そして、明日を生きる人々への応援や、困っている人に手を差し伸べるという、市民の善意が広まる世の中を、いつの時代も失わずにいたい。


東松島えんまん亭:2012年10月の記録

2017-10-02 16:25:32 | 東北被災地の歩み:塩釜・松島

震災前に寄った店だった。

東名運河を渡り、東の野蒜海岸(のびるかいがん:洲崎浜)に沿った松原を左手に見て、少し西に入った所にあった。


今も、店の雰囲気を覚えている。

戸口から左手に厨房があり、その横が椅子と食卓のある座席。

奥の窓際に小上がりの席もあって、爽やかな風と柔らかな光が、すだれの間から穏やかに店の中へと流れ出ていた。


馴染みの客が来て、店主のお父さんとお母さんとは、親戚みたいに言葉を交わしていたし、当方にもお父さんが品を運びがてら、笑顔で気さくに声を掛けてくれたっけ。


店の名は「えんまん亭」。

その名の通り、和やかな店だった。

(撮影:2010年9月15日)



震災後、この店はどうなったかと気がかりで行ってみたが、周辺の住宅ごと店も消えていた。
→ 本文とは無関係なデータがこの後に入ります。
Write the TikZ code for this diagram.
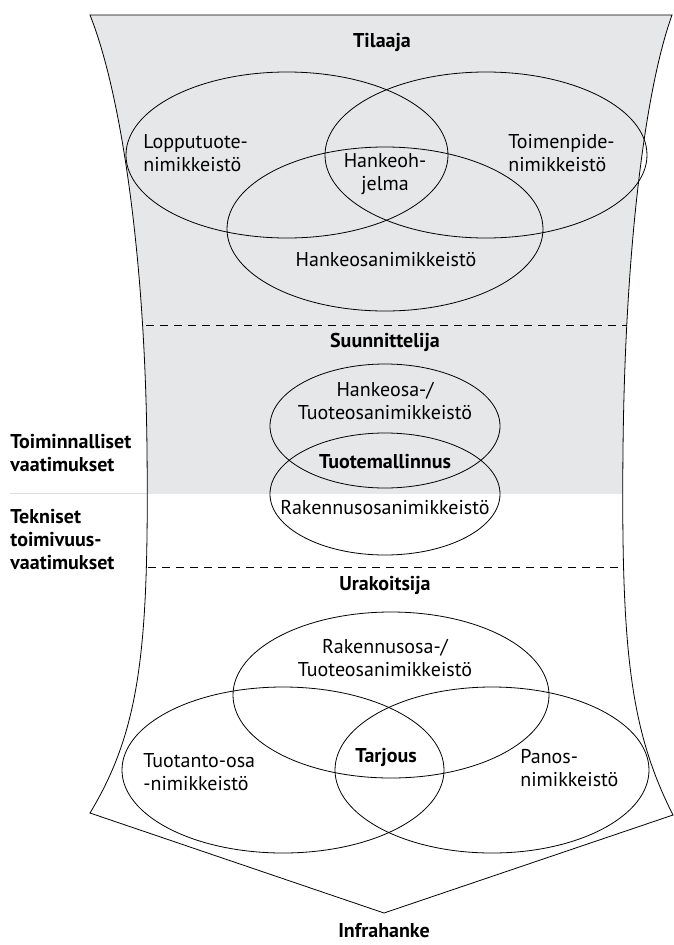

小型の漁船が乗り上がって、土台がかすかに見えるだけ。

(撮影:2012年2月7日)



住宅の陰になっていたはずの体育館がぽつんと残り、周りは空き地ばかり。


どうしよう、あのお父さんお母さんは元気だろうか。

ずっと、気になっていた。


調べ続けて見つけた。

また会えることを知った。


野蒜から北東へ、鳴瀬川を越えて進むと矢本町に入る。

仙石線の矢本駅の辺りは、役場などのある中心部で、さらに東の東矢本駅から石巻街道へ出ると、近くに運動公園がある。
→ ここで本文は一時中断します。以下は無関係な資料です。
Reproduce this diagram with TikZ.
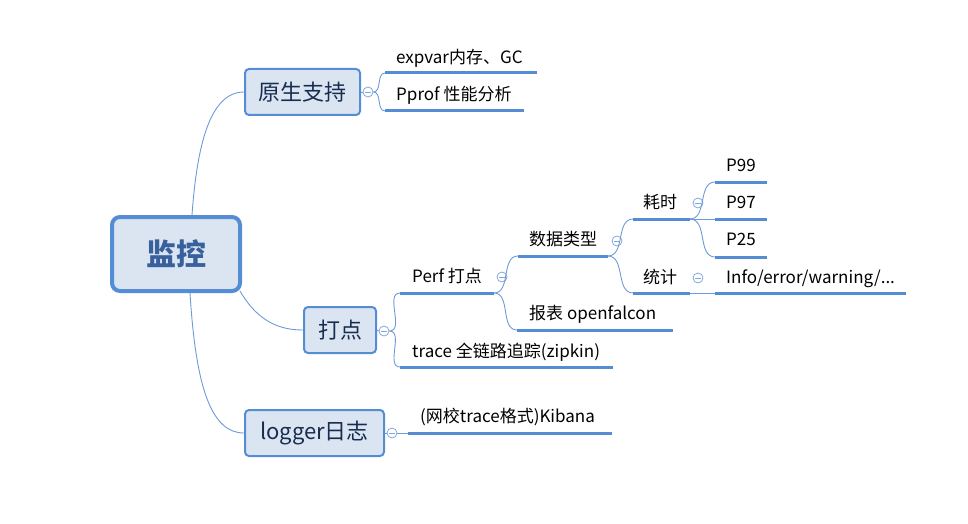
\documentclass[tikz,border=0pt]{standalone}
\usepackage{fontspec}
\setmainfont{Noto Sans CJK SC}
\definecolor{linec}{RGB}{84,141,212}
\definecolor{connc}{RGB}{110,155,215}
\definecolor{boxfill}{RGB}{219,229,241}
\definecolor{boxtext}{RGB}{23,45,80}
\definecolor{roottext}{RGB}{55,96,156}
\definecolor{foldc}{RGB}{130,168,222}
\begin{document}
\begin{tikzpicture}[x=1pt,y=-1pt,
  conn/.style={draw=connc, line width=0.9pt},
  uline/.style={draw=linec, line width=3pt},
  box/.style={draw=linec, line width=2pt, fill=boxfill, rounded corners=4pt, inner sep=0pt,
    minimum height=46pt, text=boxtext, font=\fontsize{22}{26}\selectfont},
  rootbox/.style={draw=linec, line width=4pt, fill=boxfill, rounded corners=8pt, inner sep=0pt,
    minimum width=128pt, minimum height=74pt, text=roottext, font=\fontsize{30}{36}\selectfont\bfseries},
  leaf/.style={anchor=west, inner sep=0pt, text height=0.84em, text depth=0.12em, yshift=-2pt,
    font=\fontsize{17}{20}\selectfont},
  fold/.style={circle, draw=foldc, fill=white, line width=0.8pt, minimum size=10pt, inner sep=0pt,
    path picture={\draw[foldc, line width=0.7pt]
      ([xshift=-2.8pt]path picture bounding box.center) -- ([xshift=2.8pt]path picture bounding box.center);}}
]
\useasboundingbox (0,0) rectangle (968,524);

% main nodes
\node[rootbox] (root) at (176,254) {监控};
\node[box, minimum width=115pt] (ys) at (302.5,92) {原生支持};
\node[box, minimum width=72pt] (dd) at (340,330) {打点};
\node[box, minimum width=139pt] (lg) at (314.5,433) {logger日志};

% root connectors
\draw[conn] ([xshift=16pt]root.north) .. controls (197,145) and (210,92) .. (ys.west);
\draw[conn] ([xshift=-2pt,yshift=2pt]root.south east) .. controls (258,322) and (280,330) .. (dd.west);
\draw[conn] ([xshift=14pt]root.south) .. controls (196,390) and (212,433) .. (lg.west);

% fold circles
\node[fold] (f1) at (368,92) {};
\node[fold] (f2) at (384,331) {};
\node[fold] (f3) at (392,433) {};
\node[fold] (f4) at (502,277) {};
\node[fold] (f5) at (617,241) {};
\node[fold] (f6) at (698,203) {};
\node[fold] (f7) at (698,278) {};

\draw[conn] (ys.east) -- (f1.west);
\draw[conn] (dd.east) -- (f2.west);
\draw[conn] (lg.east) -- (f3.west);

% underline coordinates
\coordinate (u1a) at (385,73);  \coordinate (u1b) at (537,73);
\coordinate (u2a) at (385,111); \coordinate (u2b) at (524,111);
\coordinate (pfa) at (400,293); \coordinate (pfb) at (494,293);
\coordinate (tra) at (400,367); \coordinate (trb) at (613,367);
\coordinate (sja) at (518,256); \coordinate (sjb) at (608,256);
\coordinate (bba) at (517,330); \coordinate (bbb) at (673,330);
\coordinate (hsa) at (633,219); \coordinate (hsb) at (690,219);
\coordinate (tja) at (633,293); \coordinate (tjb) at (690,293);
\coordinate (p9a) at (715,182); \coordinate (p9b) at (767,182);
\coordinate (p7a) at (715,219); \coordinate (p7b) at (767,219);
\coordinate (p2a) at (715,257); \coordinate (p2b) at (767,257);
\coordinate (ifa) at (715,293); \coordinate (ifb) at (906,293);
\coordinate (kba) at (408,433); \coordinate (kbb) at (612,433);

% thin branch connectors
\draw[conn] (f1.east) to[out=0,in=180] (u1a);
\draw[conn] (f1.east) to[out=0,in=180] (u2a);
\draw[conn] (f2.east) to[out=0,in=180] (pfa);
\draw[conn] (f2.east) to[out=0,in=180] (tra);
\draw[conn] (f3.east) -- (kba);
\draw[conn] (pfb) to[out=0,in=180] (sja);
\draw[conn] (pfb) to[out=0,in=180] (bba);
\draw[conn] (sjb) to[out=0,in=180] (hsa);
\draw[conn] (sjb) to[out=0,in=180] (tja);
\draw[conn] (hsb) to[out=0,in=180] (p9a);
\draw[conn] (hsb) -- (p7a);
\draw[conn] (hsb) to[out=0,in=180] (p2a);
\draw[conn] (tjb) -- (ifa);

% underlines
\foreach \a/\b in {u1a/u1b,u2a/u2b,pfa/pfb,tra/trb,sja/sjb,bba/bbb,hsa/hsb,tja/tjb,p9a/p9b,p7a/p7b,p2a/p2b,ifa/ifb,kba/kbb}
  \draw[uline] (\a) -- (\b);

% leaf texts
\node[leaf] (t1) at (396,58) {expvar内存、GC};
\node[leaf] (t2) at (396,95) {Pprof 性能分析};
\node[leaf] (t3) at (412,277) {Perf 打点};
\node[leaf] (t4) at (412,352) {trace 全链路追踪(zipkin)};
\node[leaf] (t5) at (529,240) {数据类型};
\node[leaf] (t6) at (529,314) {报表 openfalcon};
\node[leaf] (t7) at (643,203) {耗时};
\node[leaf] (t8) at (643,278) {统计};
\node[leaf] (t9) at (726,166) {P99};
\node[leaf] (t10) at (726,203) {P97};
\node[leaf] (t11) at (726,240) {P25};
\node[leaf] (t12) at (726,278) {Info/error/warning/...};
\node[leaf] (t13) at (420,417) {(网校trace格式)Kibana};
\end{tikzpicture}
\end{document}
その運動公園内に、今、仮設住宅と小さな仮設の商店がある。

矢本の仮設商店の中に、えんまん亭があった。

先日、かつて食べた品、あの思い出の品を味わった。



店内は、かつての店に似ていた。品書きも、懐かしい思い出のままだ。

息子さんが店を継いでいるという。


頼んだ品が運ばれ、思わず喜びの声を上げた。

大きく綺麗な殻の、旨味のある貝がたっぷりと乗った中華そば。


「あさりラーメン」だ。


お母さんの笑顔にも再会できて嬉しかった。

格別の味だった。


連れ合いはホルモン定食を頼んだが、付いてきたあら汁がまた凄い。


魚の骨際と、皮際の身の旨味はもちろん、魚卵まで入っていて、魚の持つ色んな美味さを味わえる。

さすが、野蒜でも人気だったわけだ。


「また来てね」の声と笑顔に送られて、身も心も温まって店を出る。

再会の嬉しさと、再開に感謝した秋のひと時だった。